Commute mode share differs throughout the region, with the exception of a broad dependence on SOV commuting. The City of Chicago's high population density, status as the region's employment center, and extensive public transportation network make it an outlier, with much higher rates of public transit use, bicycling, and walking than the rest of the seven-county region. In the City of Chicago, only half of commuters drove alone to work in the 2010-2014 dataset with commuting by bus as the next most common mode.

For the suburban areas of the region, carpooling is the second most predominant commute mode, with commuter rail transit and working from home alternating for third and fourth. Commuter rail is the prevailing transit mode outside of the City of Chicago, particularly in townships near Metra rail lines. Mode share for all types of rail transit are highest in the City of Chicago, Suburban Cook, and DuPage County, at 12.9 percent, 6.4 percent, and 6 percent, respectively. Lake County has a lower rate of SOV commuting than most other areas of the region, driven by a notably high percent of commuters who walk to work, as well as the largest percent of residents working from home. Lake County also experienced the largest percentage point increase in residents working from home between 2000 and 2010-2014.

The effect of worker earnings

Commute patterns also vary by worker earnings. Trends in SOV commuting are particularly striking. While the majority of commuters across all wage levels drive alone to work, the rate of SOV commuting rises with wages, levels off, and decreases for the highest earners. This pattern is consistent across the region's seven counties.

While the incidence of carpooling decreases as earnings rise, the relationship between public transportation mode share and earnings is not as linear. The region's highest and lowest earners have a larger public transportation mode share than the region's middle earners. Similarly, the share of people working from home is highest for those earning less than $10,000 or more than $75,000 annually. The region's highest earners, those making more than $75,000 annually, have the largest mode share of public transit at 14.6 percent. In suburban areas, less than 5 percent of those earning less than $50,000 annually use public transit, though in the City of Chicago those earning less than $15,000 annually were the most frequent transit users.

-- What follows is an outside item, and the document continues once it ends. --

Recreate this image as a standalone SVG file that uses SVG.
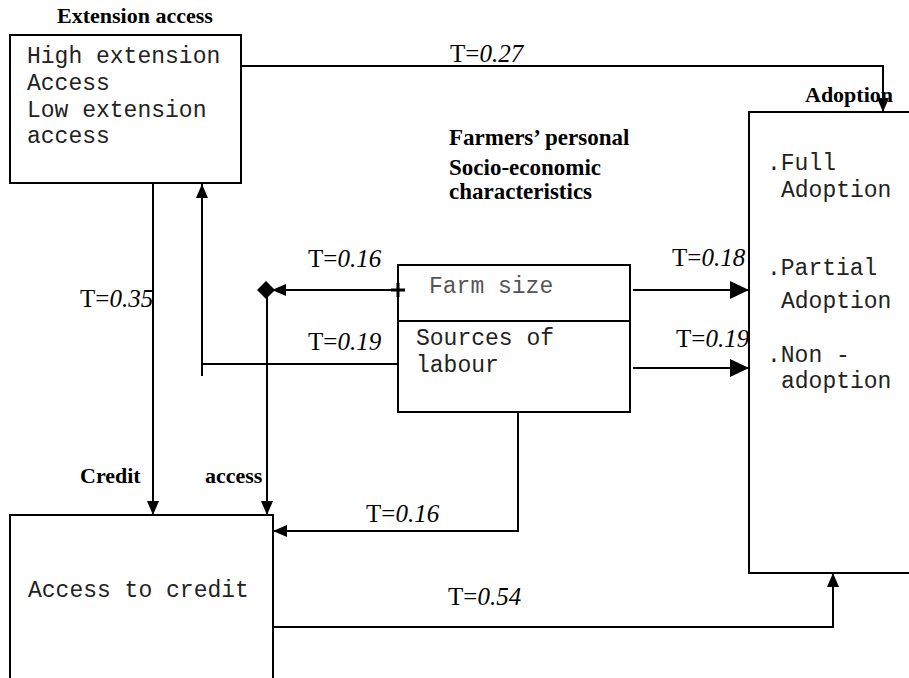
<svg xmlns="http://www.w3.org/2000/svg" width="909" height="678" viewBox="0 0 909 678">
<style>
.box{fill:#fff;stroke:#000;stroke-width:2}
.ln{fill:none;stroke:#000;stroke-width:2}
.mono{font-family:"Liberation Mono","Courier New",monospace;font-size:23px;fill:#222}
.bold{font-family:"Liberation Serif","Times New Roman",serif;font-size:22px;font-weight:bold;fill:#000}
.big{font-size:23px}
.lbl{font-family:"Liberation Serif","Times New Roman",serif;font-size:25px;fill:#000}
.it{font-style:italic}
</style>
<defs>
<marker id="a" markerUnits="userSpaceOnUse" markerWidth="14" markerHeight="12" refX="14" refY="6" orient="auto"><path d="M0,0 L14,6 L0,12 z" fill="#000"/></marker>
<marker id="big" markerUnits="userSpaceOnUse" markerWidth="19" markerHeight="18" refX="19" refY="9" orient="auto"><path d="M0,0 L19,9 L0,18 z" fill="#000"/></marker>
</defs>
<rect width="909" height="678" fill="#fff"/>

<g id="extension">
<text class="bold" x="57" y="23">Extension access</text>
<rect class="box" x="10" y="35" width="231" height="148"/>
<text class="mono" x="27" y="63">High extension</text>
<text class="mono" x="27" y="90">Access</text>
<text class="mono" x="27" y="117">Low extension</text>
<text class="mono" x="27" y="143">access</text>
</g>

<g id="adoption">
<rect class="box" x="749" y="112" width="200" height="461"/>
<text class="bold" x="805" y="102">Adoption</text>
<text class="mono" x="767" y="170">.Full</text>
<text class="mono" x="781" y="197">Adoption</text>
<text class="mono" x="767" y="275">.Partial</text>
<text class="mono" x="781" y="308">Adoption</text>
<text class="mono" x="767" y="362">.Non -</text>
<text class="mono" x="781" y="388">adoption</text>
</g>

<g id="farmers">
<text class="bold big" x="449" y="145">Farmers’ personal</text>
<text class="bold big" x="449" y="175">Socio-economic</text>
<text class="bold big" x="449" y="199">characteristics</text>
<rect class="box" x="398" y="265" width="232" height="147"/>
<line class="ln" x1="398" y1="321" x2="630" y2="321"/>
<text class="mono" x="429" y="293" style="fill:#555">Farm size</text>
<text class="mono" x="416" y="345">Sources of</text>
<text class="mono" x="416" y="372">labour</text>
</g>

<g id="credit">
<text class="bold" x="80" y="483">Credit</text>
<text class="bold" x="205" y="483">access</text>
<rect class="box" x="10" y="515" width="263" height="200"/>
<text class="mono" x="28" y="597">Access to credit</text>
</g>

<g id="connectors">
<path class="ln" d="M241 66 H883 V112" marker-end="url(#a)"/>
<text class="lbl" x="450" y="62">T=<tspan class="it">0.27</tspan></text>

<path class="ln" d="M153 183 V515" marker-end="url(#a)"/>
<text class="lbl" x="80" y="307">T=<tspan class="it">0.35</tspan></text>

<path class="ln" d="M398 364 H202"/>
<path class="ln" d="M202 376 V184" marker-end="url(#a)"/>
<text class="lbl" x="308" y="350">T=<tspan class="it">0.19</tspan></text>

<path class="ln" d="M398 290 H272" marker-end="url(#a)"/>
<path d="M391 290 H405 M398 283 V297" stroke="#000" stroke-width="3"/>
<path d="M257 290 L266 281 L275 290 L266 299 z" fill="#000"/>
<path class="ln" d="M267 296 V515" marker-end="url(#a)"/>
<text class="lbl" x="308" y="267">T=<tspan class="it">0.16</tspan></text>

<path class="ln" d="M633 290 H749" marker-end="url(#big)"/>
<text class="lbl" x="672" y="266">T=<tspan class="it">0.18</tspan></text>
<path class="ln" d="M633 368 H749" marker-end="url(#big)"/>
<text class="lbl" x="676" y="347">T=<tspan class="it">0.19</tspan></text>

<path class="ln" d="M518 412 V531 H273" marker-end="url(#a)"/>
<text class="lbl" x="366" y="522">T=<tspan class="it">0.16</tspan></text>

<path class="ln" d="M273 627 H833 V573" marker-end="url(#a)"/>
<text class="lbl" x="448" y="605">T=<tspan class="it">0.54</tspan></text>
</g>
</svg>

It is possible that high wage jobs are more concentrated in dense areas with better access to transit, or that high earners choose to live in areas with better access to public transportation options than low and moderate earners. These high earners are predominantly "choice" riders of transit who could drive if necessary.

Mode choice depends on variables such as travel time, cost, and level of service. Income plays a role as well, with factors such as vehicle availability or the desire for a shorter commute somewhat driven by worker earnings. Regional mode share may be attributed these factors plus issues of regional accessibility and connectivity, often influenced by land use. The balance between densities of population and employment  in conjunction with access to transportation infrastructure and ease of travel may play a larger role in explaining regional mode share trends. Other trends, such as the recent increase in commuting via bicycling and working from home, may be attributed to lifestyle choices and increased infrastructure for these modes along with other factors.

Looking ahead

As indicated in GO TO 2040, investment in regional mobility supports a strong quality of life and long-term economic productivity. Diversifying mode share in the region by expanding transportation options can increase the efficient movement of goods and people, offering choices to the region's residents and reducing the negative impacts of congestion. It may serve as an investment in human capital, and attracting skilled workers, who value a well-functioning transportation network.  

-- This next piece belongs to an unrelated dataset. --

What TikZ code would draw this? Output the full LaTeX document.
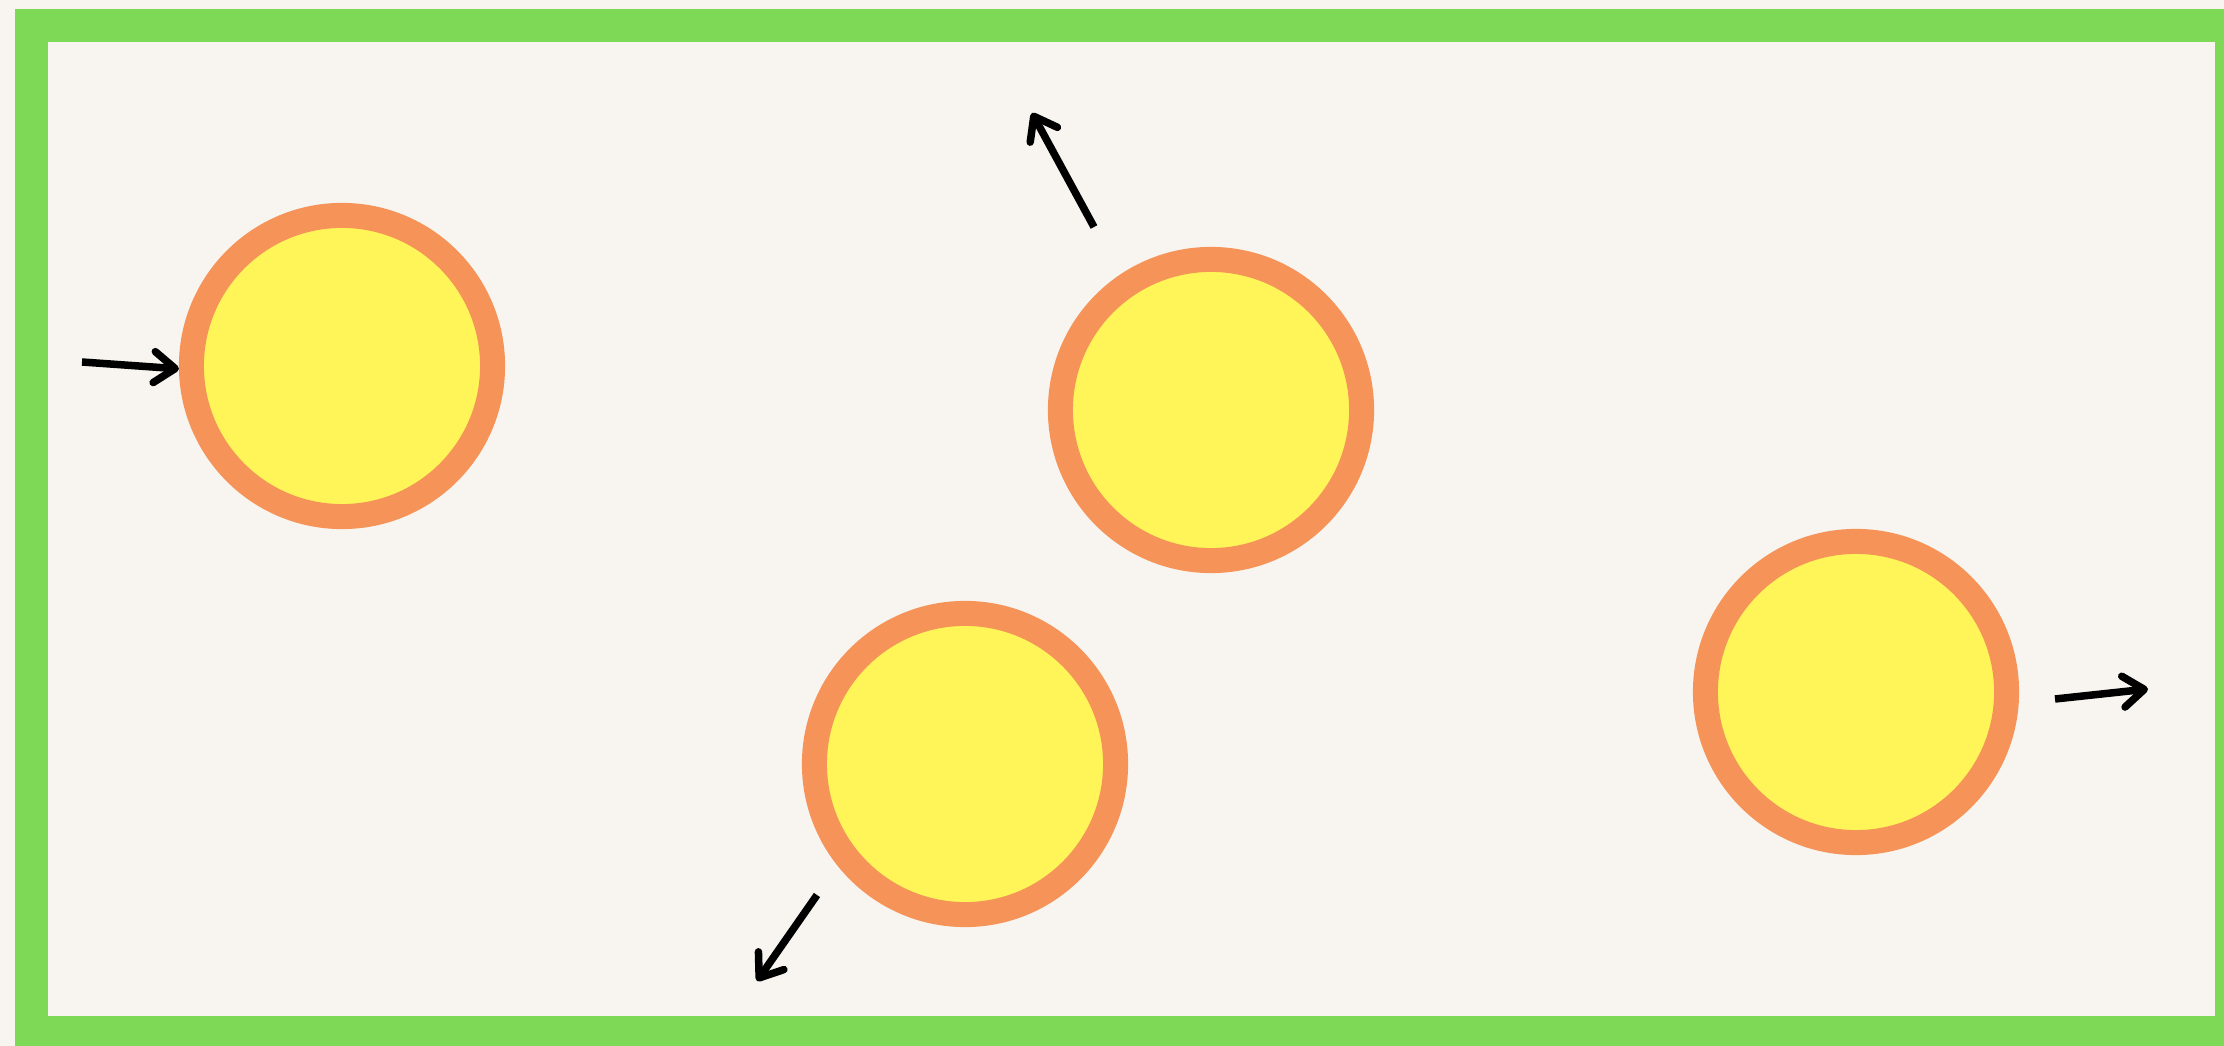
\documentclass[tikz,border=0pt]{standalone}
\usepackage{xcolor}
\usepackage{tikz}
\usetikzlibrary{arrows.meta}

\definecolor{bgcream}{HTML}{F8F5F0}
\definecolor{framegreen}{HTML}{7ED957}
\definecolor{ballrim}{HTML}{F59358}
\definecolor{ballfill}{HTML}{FFF558}

\begin{document}
\begin{tikzpicture}[
  x=0.01cm, y=-0.01cm,
  arr/.style={-{Straight Barb[round, length=0.21cm, width=0.31cm]}, line width=0.075cm},
  ball/.style={circle, draw=ballrim, fill=ballfill, line width=0.25cm, minimum size=3.01cm, inner sep=0pt}
]
\path[use as bounding box, fill=bgcream] (0,0) rectangle (2224,1046);
\clip (0,0) rectangle (2224,1046);
\draw[framegreen, line width=0.32cm] (31.5,25.5) rectangle (2231,1032.5);
% balls
\node[ball] (b1) at (342,366) {};
\node[ball] (b2) at (1211,410) {};
\node[ball] (b3) at (965,764) {};
\node[ball] (b4) at (1856,692) {};
% arrow ends
\coordinate (t1) at (82,362);
\coordinate (s2) at (1094,227);
\coordinate (h2) at (1032,113);
\coordinate (s3) at (817,895);
\coordinate (h3) at (757,981);
\coordinate (s4) at (2055,699);
\coordinate (h4) at (2148,689);
\draw[arr] (t1) -- (b1.181);
\draw[arr] (s2) -- (h2);
\draw[arr] (s3) -- (h3);
\draw[arr] (s4) -- (h4);
\end{tikzpicture}
\end{document}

Understanding changing trends in mode share is also important to help communities plan to support their residents' needs. In preparation for CMAP's next comprehensive regional plan, the upcoming  transportation network and trends snapshot will further assess progress on existing GO TO 2040 indicators as well as document travel behavior trends, summarize system characteristics and performance, and document historical transportation funding trends.